_Exercise objective_
Leave out all pictures. Return exactly the lines from the top of the material through the line containing "import plotly.graph_objects as go".

□ □ □ □ □

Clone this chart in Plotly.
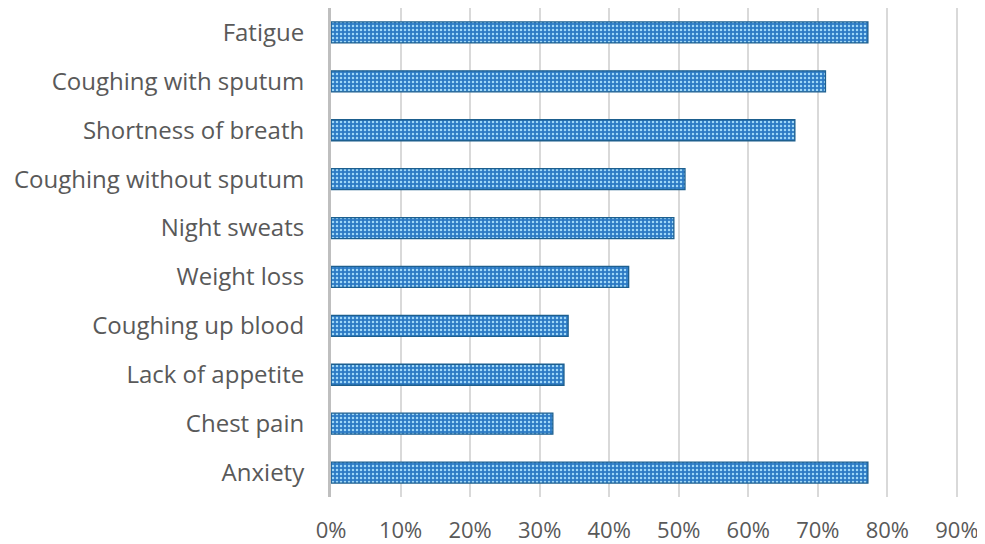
import plotly.graph_objects as go

categories = ["Fatigue", "Coughing with sputum", "Shortness of breath", "Coughing without sputum",
              "Night sweats", "Weight loss", "Coughing up blood", "Lack of appetite",
              "Chest pain", "Anxiety"]
values = [0.772, 0.711, 0.667, 0.509, 0.493, 0.428, 0.341, 0.335, 0.319, 0.772]
tick_vals = [0, 0.1, 0.2, 0.3, 0.4, 0.5, 0.6, 0.7, 0.8, 0.9]
tick_text = ["0%", "10%", "20%", "30%", "40%", "50%", "60%", "70%", "80%", "90%"]

fig = go.Figure(go.Bar(
    x=values, y=categories, orientation="h", width=0.43,
    marker=dict(
        color="#2c7ac4",
        line=dict(color="#1d5f8e", width=1.3),
        pattern=dict(shape=".", bgcolor="#2c7ac4", fgcolor="#9fd8f8", size=4, solidity=0.3,
                     fillmode="replace"),
    ),
))

fig.update_layout(
    width=985, height=544,
    margin=dict(l=323, r=34, t=0, b=55, autoexpand=False),
    plot_bgcolor="white", paper_bgcolor="white",
    font=dict(family="Open Sans, Liberation Sans, Arial, sans-serif", size=22, color="#595959"),
    showlegend=False,
)
fig.update_xaxes(
    range=[0, 0.903], tickvals=tick_vals, ticktext=tick_text,
    showgrid=True, gridcolor="#d9d9d9", gridwidth=1.5,
    zeroline=False, showline=False, automargin=False,
    ticks="outside", ticklen=14, tickcolor="rgba(0,0,0,0)",
    tickfont=dict(size=22, color="#595959"),
)
fig.update_yaxes(
    autorange="reversed", categoryorder="array", categoryarray=categories,
    showline=True, linecolor="#bfbfbf", linewidth=3, automargin=False,
    ticks="outside", ticklen=19, tickcolor="rgba(0,0,0,0)",
    tickfont=dict(size=24, color="#595959"),
    showgrid=False,
)

fig.write_html("out.html")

□ □ □ □ □

_Correct response_
Clone this chart in Plotly.
import plotly.graph_objects as go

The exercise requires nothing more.